Espectaculos

Su otro legado

Cecilia Ester Castañeda/El Diario

2017-08-28

Hace años me llamó especialmente la atención un fan de Juan Gabriel perteneciente al club Arriba Juárez. Era un veinteañero muy tímido que trabajaba en el departamento de intendencia de un hotel y había sido niño de la calle. Para él, la historia de su ídolo representaba una luz de esperanza. Esa parte del legado del cantautor es tan importante como su música.

Alberto Aguilera Valadez, recordemos, llegó a Ciudad Juárez en 1950 teniendo meses de nacido. Era el hijo menor de una numerosa familia michoacana que había perdido recientemente a su padre. La madre, Victoria, consiguió trabajo como sirvienta en una residencia de la calle Lerdo mientras el niño crecía acostumbrado a ayudar a su familia. A los cinco años, fue visto lavando carros e internado con permiso de su madre en la Escuela de Mejoramiento Social para Mejores, que en ese tiempo funcionaba también como una especie de albergue.

A partir de entonces su familia dejó prácticamente de verlo.

Alberto tuvo la fortuna de contar con el apoyo de la directora de la institución, la profesora Micaela Alvarado, quien inclusive se lo llevaba en vacaciones de Navidad a su casa, y de figuras como Juan Contreras, su maestro de música y mentor. Pero su principal refugio fue el mundo de libertad que para esa alma sensible representaría siempre la música.

Luego, cuando a los 12 años de edad escapó de la escuela, después de recurrir temporalmente a su familiares terminó buscándose solo paso con una guitarra y un sueño. Aquí la historia es más conocida: el Callejón Carreño, la Avenida Juárez, Meche Álvarez, el Malibú, el Noa Noa.

A Alberto adolescente le tocó vivir una frontera rebosante de inmigrantes, turismo y vida nocturna en vivo. Era un entorno dispuesto a abrir las puertas a alguien como él: joven, trabajador, talentoso. Y Alberto –o Adán Luna, como se hizo llamar— aprovechó la oportunidad.

No fue fácil, desde luego. Era menor de edad, estaba solo, no tenía dinero ni estudios, su sexualidad lo delataba. El joven Alberto trabajaba en lo que podía mientras aprovechaba para dedicarse a la música el mayor tiempo posible. Hacía mandados en la Juárez, dicen quienes lo conocieron. Aguantaba humillaciones, pedía permiso para cantar, escribía en los baños de los antros. Tocaba puertas, y más puertas.
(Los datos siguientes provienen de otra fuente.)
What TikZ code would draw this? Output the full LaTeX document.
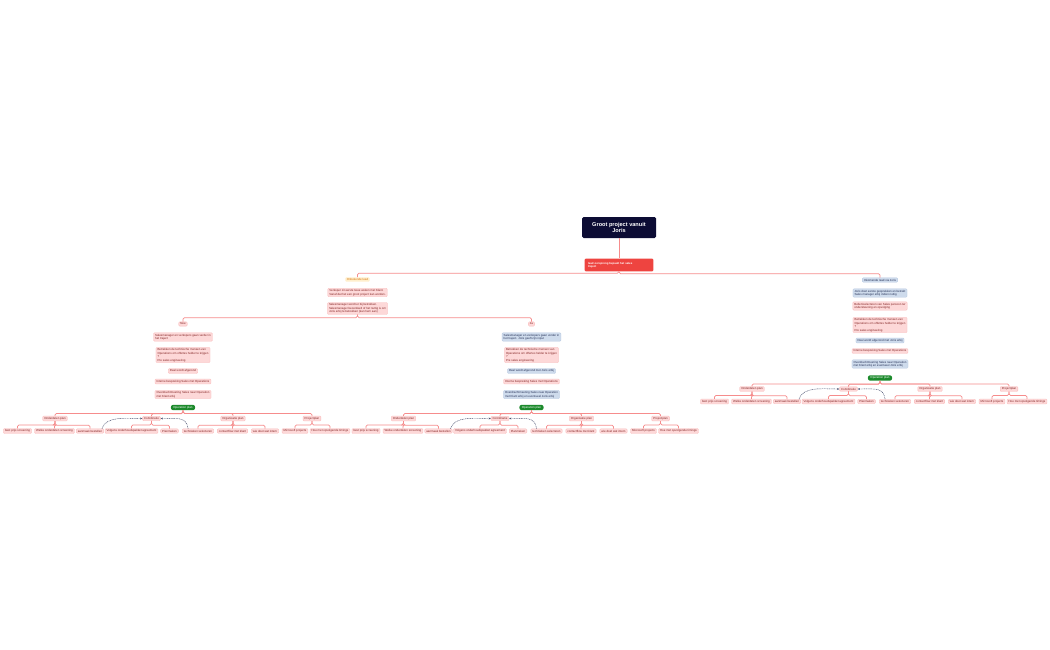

Esos años que le dieron tablas también forjaron su carácter. Cuando la disciplina, la perseverancia, el optimismo y la valentía empezaron a rendir frutos, Juan Gabriel estuvo listo. ¿Cómo pudo hacerlo? En alguna entrevista declaró haberse propuesto ser cada vez mejor —“ sonriendo haré las cosas con amor”, dice una de sus canciones— y pensar en cosas positivas. Se concentró en la música, sin permitir que nada lo desviara de su sueño.

Era fantasioso, cuentan. Probablemente así escapaba de los recuerdos tristes y la soledad. No necesitó evadirse de su difícil situación a través de los vicios que tantas vidas destruyen. Él estaba creando su propio universo. Y fue con todo por él.

Es una lección importante para los menores en situaciones denominadas “de alto riesgo”, para todos. Si Alberto Aguilera logró convertirse desde nada en el mayor autor musical en español gracias a su convicción, a su disciplina, a su confianza en sí mismo, entonces es posible salir adelante independientemente de la dificultad de las condiciones. Si Juan Gabriel se mostró siempre tan agradecido con este rincón donde la vida no se le dio fácil, quizá las pruebas por las que pasamos en Ciudad Juárez nos estén dando la oportunidad de ser mejores.